Nous ignorons quelles étaient les accusations précises que les Corinthiens portaient contre l’apôtre. Cependant d’après plusieurs passages de sa correspondance avec l’Église de Corinthe, notamment 2 Corinthiens 3.1-3, il saute aux yeux que Paul est conscient du danger. À la fin du chapitre 2, il a insisté sur le fait que « c’est de la part de Dieu, devant Dieu et en Christ que nous [ce « nous » peut désigner les personnes qui écrivent la lettre ou être une référence voulue aux apôtres] parlons » (2.17), et donc non comme tous ces colporteurs qui travaillent pour leur profit. Il pose maintenant la question rhétorique: « Recommençons-nous à nous recommander nous-mêmes ? » (v. 1). En parlant de « recommencer », Paul laisse entendre qu’il a déjà abordé cette question avec les Corinthiens. Il va plus loin et précise sa pensée : « Ou aurions-nous besoin, comme quelques-uns, de lettres de recommandation pour vous, ou bien de vous ? » (v. 1). C’est comme si « quelques-uns » avaient voulu défendre leur crédibilité et leur authenticité en présentant des lettres de recommandation aux Corinthiens. Ces gens-là et les Corinthiens sont devenus méfiants à l’égard de Paul parce qu’il ne correspondait pas aux habitudes culturelles de l’époque en prouvant son accréditation par la revendication d’un salaire élevé (chap. 2), et qu’il ne pouvait faire valoir une lettre de recommandation, soit de l’Église de Jérusalem soit d’une autre autorité reconnue, pour établir sa bonne foi.

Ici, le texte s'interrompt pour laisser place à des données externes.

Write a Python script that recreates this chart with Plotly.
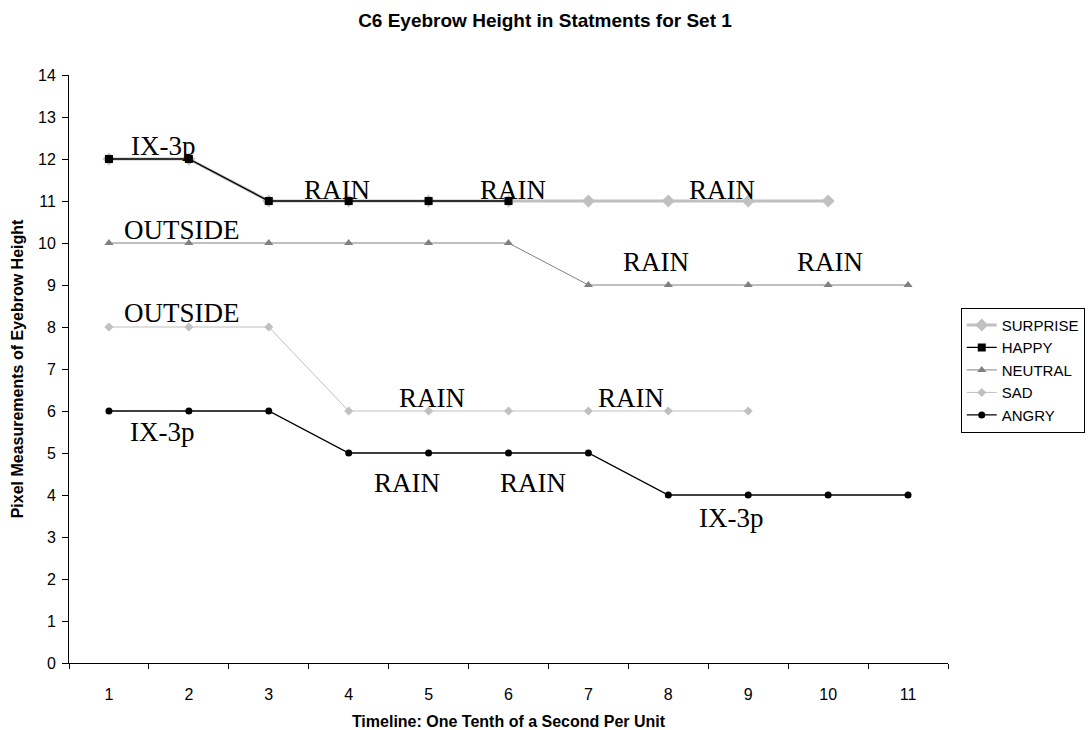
import plotly.graph_objects as go

# Eyebrow height (pixels) per time step, set 1
timeline = list(range(1, 12))
surprise = [12, 12, 11, 11, 11, 11, 11, 11, 11, 11]
happy = [12, 12, 11, 11, 11, 11]
neutral = [10, 10, 10, 10, 10, 10, 9, 9, 9, 9, 9]
sad = [8, 8, 8, 6, 6, 6, 6, 6, 6]
angry = [6, 6, 6, 5, 5, 5, 5, 4, 4, 4, 4]

# Word labels spoken during each statement
label_text = ["IX-3p", "RAIN", "RAIN", "RAIN", "OUTSIDE", "RAIN", "RAIN",
              "OUTSIDE", "RAIN", "RAIN", "IX-3p", "RAIN", "RAIN", "IX-3p"]
label_x = [1.68, 3.85, 6.05, 8.67, 1.91, 7.85, 10.02,
           1.91, 5.04, 7.53, 1.66, 4.73, 6.31, 8.78]
label_y = [12.3, 11.26, 11.26, 11.26, 10.31, 9.55, 9.55,
           8.33, 6.31, 6.31, 5.5, 4.29, 4.29, 3.45]

series = [
    ("SURPRISE", surprise, "#c0c0c0", 3, "diamond", 10),
    ("HAPPY", happy, "#000000", 1.3, "square", 8),
    ("NEUTRAL", neutral, "#808080", 1, "triangle-up", 8),
    ("SAD", sad, "#c0c0c0", 1, "diamond", 7),
    ("ANGRY", angry, "#000000", 1.3, "circle", 7),
]

fig = go.Figure()
for name, vals, color, width, symbol, msize in series:
    fig.add_trace(go.Scatter(
        x=timeline[:len(vals)], y=vals, name=name, mode="lines+markers",
        line=dict(color=color, width=width),
        marker=dict(symbol=symbol, size=msize, color=color),
    ))

for t, x, y in zip(label_text, label_x, label_y):
    fig.add_annotation(x=x, y=y, text=t, showarrow=False,
                       font=dict(family="Liberation Serif", size=27, color="#000"))

fig.update_layout(
    width=1090, height=730,
    paper_bgcolor="white", plot_bgcolor="white",
    margin=dict(l=69, r=142, t=75, b=67, autoexpand=False),
    font=dict(family="Liberation Sans", size=16, color="#000"),
    title=dict(text="<b>C6 Eyebrow Height in Statments for Set 1</b>",
               x=0.5, xanchor="center", y=1 - 20 / 730, yanchor="middle",
               font=dict(size=19)),
    showlegend=True,
    legend=dict(x=1.0145, xanchor="left", y=0.498, yanchor="middle",
                bordercolor="#000", borderwidth=1, bgcolor="white",
                font=dict(size=15), tracegroupgap=0),
)

fig.update_xaxes(
    range=[0.5, 11.5], tickmode="array", tickvals=timeline,
    ticks="", showgrid=False, zeroline=False, automargin=False,
    showline=True, linecolor="#000", linewidth=1,
    ticklabelstandoff=17,
    minor=dict(tickmode="array", tickvals=[i + 0.5 for i in range(0, 12)],
               ticks="outside", ticklen=5, tickcolor="#000", showgrid=False),
    title=dict(text="<b>Timeline: One Tenth of a Second Per Unit</b>",
               font=dict(size=16), standoff=14),
    tickfont=dict(size=16),
)
fig.update_yaxes(
    range=[0, 14], dtick=1, ticks="outside", ticklen=6, tickcolor="#000",
    showgrid=False, zeroline=False, automargin=False,
    showline=True, linecolor="#000", linewidth=1,
    ticklabelstandoff=3,
    title=dict(text="<b>Pixel Measurements of Eyebrow Height</b>",
               font=dict(size=16), standoff=10),
    tickfont=dict(size=16),
)

fig.write_html("out.html")
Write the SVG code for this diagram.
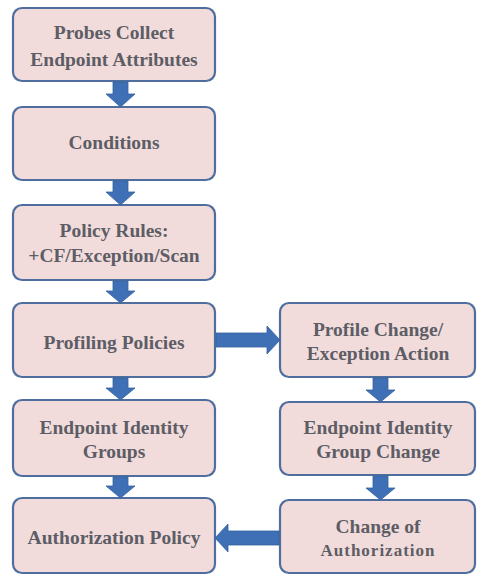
<svg xmlns="http://www.w3.org/2000/svg" width="477" height="576" viewBox="0 0 477 576">
<defs>
<style>
.box{fill:#f2dcdb;stroke:#4f6e9f;stroke-width:2.2}
.t{font-family:"Liberation Serif","DejaVu Serif",serif;font-size:19.5px;font-weight:bold;fill:#5d5d66;text-anchor:middle}
.s{font-size:17px;letter-spacing:1px}
.arr{fill:#3f70b5;stroke:#36629f;stroke-width:0.8}
</style>
</defs>
<rect width="477" height="576" fill="#ffffff"/>
<g id="n1"><rect class="box" x="13" y="8" width="202" height="73" rx="9"/><text class="t" x="114" y="39">Probes Collect</text><text class="t" x="114" y="66">Endpoint Attributes</text></g>
<g id="n2"><rect class="box" x="13" y="107" width="202" height="73" rx="9"/><text class="t" x="114" y="149">Conditions</text></g>
<g id="n3"><rect class="box" x="13" y="205" width="202" height="75" rx="9"/><text class="t" x="114" y="237">Policy Rules:</text><text class="t" x="114" y="262">+CF/Exception/Scan</text></g>
<g id="n4"><rect class="box" x="13" y="303" width="202" height="74" rx="9"/><text class="t" x="114" y="349">Profiling Policies</text></g>
<g id="n5"><rect class="box" x="13" y="400" width="202" height="76" rx="9"/><text class="t" x="114" y="434">Endpoint Identity</text><text class="t" x="114" y="458">Groups</text></g>
<g id="n6"><rect class="box" x="13" y="498" width="202" height="75" rx="9"/><text class="t" x="114" y="544">Authorization Policy</text></g>
<g id="n7"><rect class="box" x="280" y="303" width="195" height="74" rx="9"/><text class="t" x="378" y="336">Profile Change/</text><text class="t" x="378" y="360">Exception Action</text></g>
<g id="n8"><rect class="box" x="280" y="402" width="195" height="73" rx="9"/><text class="t" x="378" y="434">Endpoint Identity</text><text class="t" x="378" y="458">Group Change</text></g>
<g id="n9"><rect class="box" x="280" y="500" width="195" height="73" rx="9"/><text class="t" x="378" y="533">Change of</text><text class="t s" x="378" y="556">Authorization</text></g>
<g id="connectors">
<path class="arr" d="M113 82 H128 V94 H135 L120.5 107 L106 94 H113 Z"/>
<path class="arr" d="M113 181 H128 V192 H135 L120.5 205 L106 192 H113 Z"/>
<path class="arr" d="M113 281 H128 V291 H135 L120.5 303 L106 291 H113 Z"/>
<path class="arr" d="M113 378 H128 V388 H135 L120.5 400 L106 388 H113 Z"/>
<path class="arr" d="M113 477 H128 V486 H135 L120.5 498 L106 486 H113 Z"/>
<path class="arr" d="M373 378 H388 V390 H395 L380.5 402 L366 390 H373 Z"/>
<path class="arr" d="M373 476 H388 V488 H395 L380.5 500 L366 488 H373 Z"/>
<path class="arr" d="M216 333 H267 V326 L280 340 L267 354 V347 H216 Z"/>
<path class="arr" d="M279 531 H228 V524 L215 538 L228 552 V545 H279 Z"/>
</g>
</svg>
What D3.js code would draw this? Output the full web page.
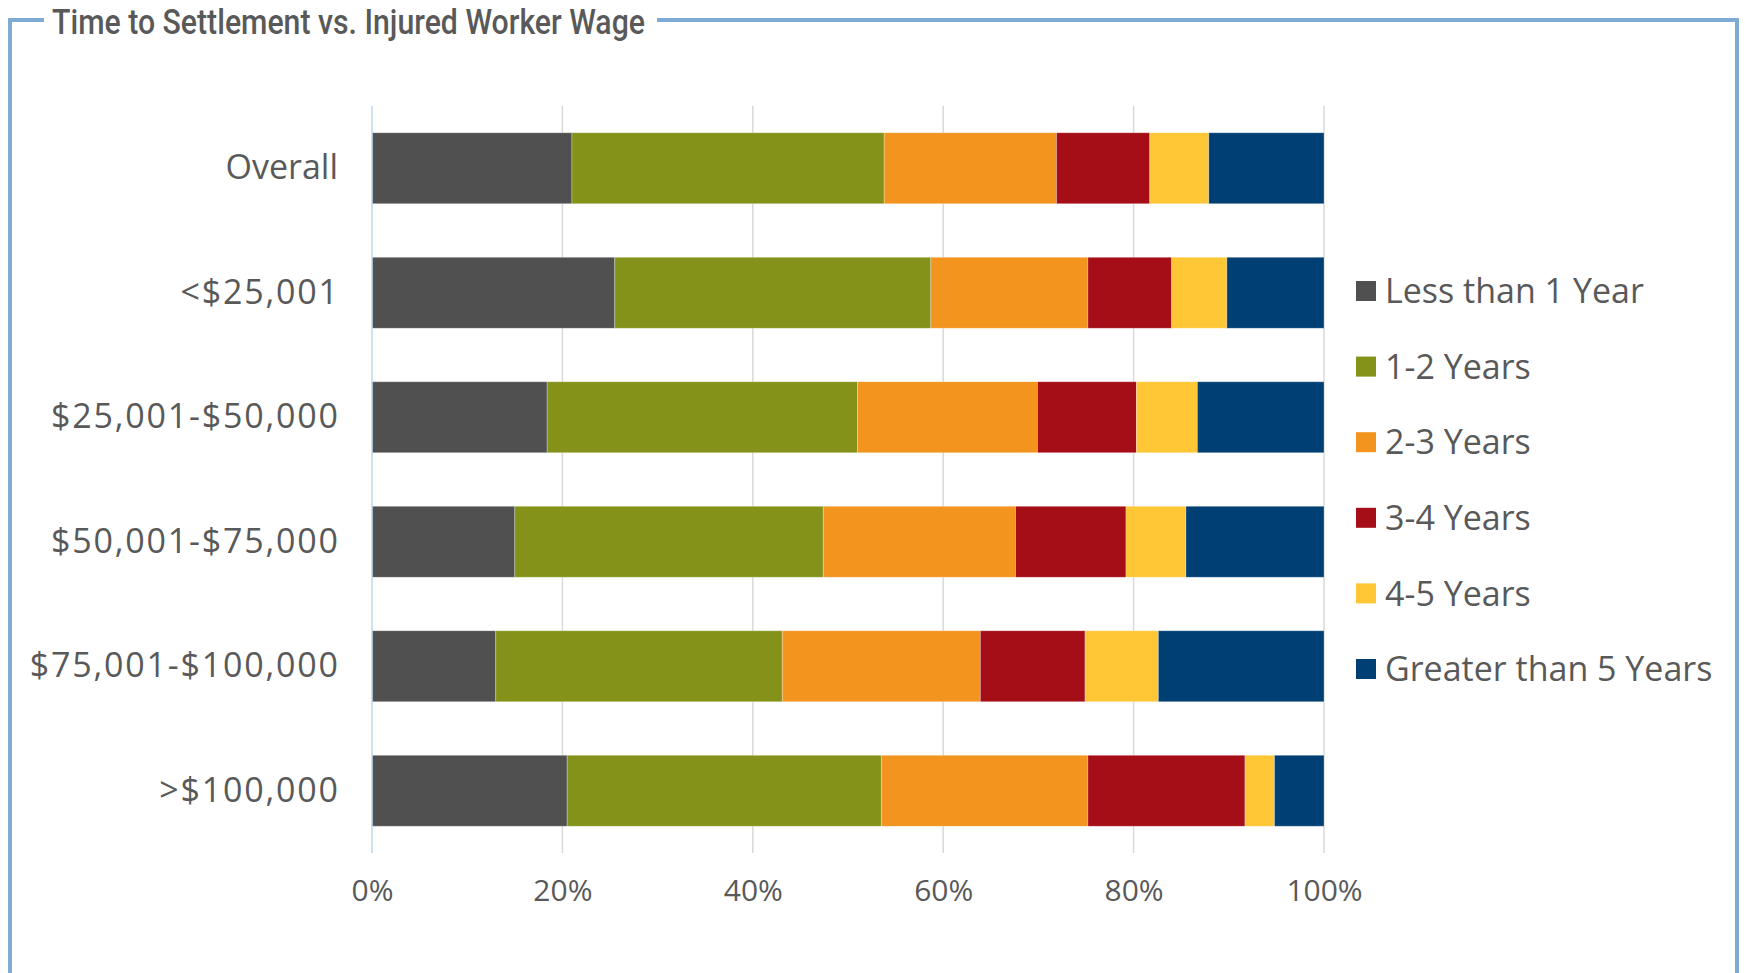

Mais Paul ne défend pas son statut apostolique en parlant de la révélation directe qu’il a eue du Christ ressuscité. (C’est cependant bien ce qu’il fait ailleurs, et même dans ce chapitre, il affirme que sa compétence lui vient de Dieu lui-même, v. 5). Ici, il adopte sagement une attitude qui souligne la nature particulière de son ministère et encourage doucement les chrétiens à admettre qu’ils ne doivent pas penser autrement. Il leur rappelle en somme que leur existence de chrétien est en soi la lettre d’accréditation de Paul. C’est bien lui qui leur a annoncé l’Évangile. Ils sont sa lettre de recommandation, le fruit de son ministère (v. 1, 3). Et comme la véritable conversion est l’œuvre de l’Esprit de Dieu, en tant que lettre de recommandation de Paul, ils doivent se considérer comme ayant été écrits non avec de l’encre, mais « avec l’Esprit du Dieu vivant », non sur une feuille de papyrus ou sur des tables de pierre, mais sur un cœur humain (v. 3).